Interestingly and perhaps non-intuitively to many outside of China, this day is not viewed as a particularly memorable or important date to many Chinese, at least the ones I talked with about it. Since it's not discussed or taught here, my guess is that most young people simply don't know much about it.
For older folks, I have some speculation. During the lifetime of everyone alive today and even before, China has suffered greatly from humiliation by foreign powers, Japanese atrocities, civil war, the Cultural Revolution, famine, poverty, and so on. First, while terrible, the events in Tiananmen and Beijing twenty years ago may not be any more significant than dozens or even hundreds of other incidents in modern Chinese history. These last twenty years have been increasingly stable and prosperous; people are proud of what China has become (culminating in the awesome Olympics last year) and satisfied that they are better off than the generations that preceded them. They're also optimistic about the future. There's simply little reason in their minds to make a big deal about this or to rock the boat.

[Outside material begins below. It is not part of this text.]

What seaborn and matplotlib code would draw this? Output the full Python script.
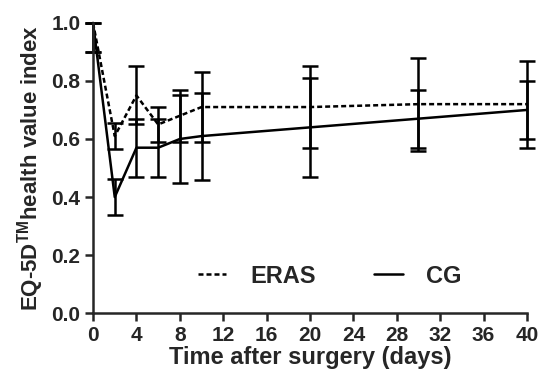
import numpy as np
import pandas as pd
import matplotlib
matplotlib.use("Agg")
import matplotlib.pyplot as plt
import seaborn as sns

# days after surgery
days = [0, 2, 4, 6, 8, 10, 20, 30, 40]

# EQ-5D index, mean and error bar half-widths (lower / upper)
eras_mean = [1.00, 0.61, 0.75, 0.65, 0.68, 0.71, 0.71, 0.72, 0.72]
eras_lo = [0.10, 0.045, 0.10, 0.06, 0.09, 0.12, 0.14, 0.16, 0.15]
eras_hi = [0.00, 0.045, 0.10, 0.06, 0.09, 0.12, 0.14, 0.16, 0.15]
cg_mean = [1.00, 0.40, 0.57, 0.57, 0.60, 0.61, 0.64, 0.67, 0.70]
cg_lo = [0.10, 0.062, 0.10, 0.10, 0.15, 0.15, 0.17, 0.10, 0.10]
cg_hi = [0.00, 0.062, 0.10, 0.10, 0.15, 0.15, 0.17, 0.10, 0.10]

groups = ["ERAS", "CG"]

sns.set_style("ticks")
plt.rcParams["font.family"] = ["Liberation Sans", "DejaVu Sans"]
plt.rcParams["font.weight"] = "bold"
plt.rcParams["mathtext.fontset"] = "custom"
plt.rcParams["mathtext.rm"] = "Liberation Sans:bold"
plt.rcParams["mathtext.it"] = "Liberation Sans:bold"
plt.rcParams["mathtext.bf"] = "Liberation Sans:bold"

df = pd.DataFrame({
    "day": days * 2,
    "value": eras_mean + cg_mean,
    "group": ["ERAS"] * len(days) + ["CG"] * len(days),
})

fig = plt.figure(figsize=(5.41, 3.81), dpi=100)
ax = fig.add_axes([0.172, 0.178, 0.802, 0.762])

lw = 1.8
sns.lineplot(data=df, x="day", y="value", style="group", style_order=groups,
             dashes={"ERAS": (2, 1.2), "CG": ""}, color="black", linewidth=lw,
             ax=ax, clip_on=False)

# error bars for each group
for m, lo, hi in [(eras_mean, eras_lo, eras_hi), (cg_mean, cg_lo, cg_hi)]:
    ax.errorbar(days, m, yerr=[lo, hi], fmt="none", ecolor="black", elinewidth=lw,
                capsize=6, capthick=lw, clip_on=False)

ax.set_xlim(0, 40)
ax.set_ylim(0, 1.0)
ax.set_xticks(np.arange(0, 41, 4))
ax.set_yticks(np.arange(0, 1.01, 0.2))
ax.set_yticklabels([f"{v:.1f}" for v in np.arange(0, 1.01, 0.2)])
ax.tick_params(axis="both", width=lw, length=6, labelsize=15, direction="out", pad=3)
for s in ["left", "bottom"]:
    ax.spines[s].set_linewidth(lw)
sns.despine(ax=ax)

ax.set_xlabel("Time after surgery (days)", fontsize=17, fontweight="bold", labelpad=1)
ax.set_ylabel(r"EQ-5D$^{\rm TM}$health value index", fontsize=16,
              fontweight="bold", labelpad=4)

leg = ax.legend(loc="center", bbox_to_anchor=(0.546, 0.128), ncol=2, frameon=False,
                fontsize=17, handlelength=1.2, columnspacing=2.5, handletextpad=1.0)
for t in leg.get_texts():
    t.set_fontweight("bold")

fig.savefig("out.png", dpi=100)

I struggle with the question of whether we're helping or hurting things by living here. I certainly don't support the lack of freedoms here. (You can see a brief view of my political beliefs in my short-lived 2004 presidential campaign...) But, ultimately, I think constructive engagement is the best way to influence other countries. Still, just writing this article and thinking about that horrible day twenty years ago gives me pause.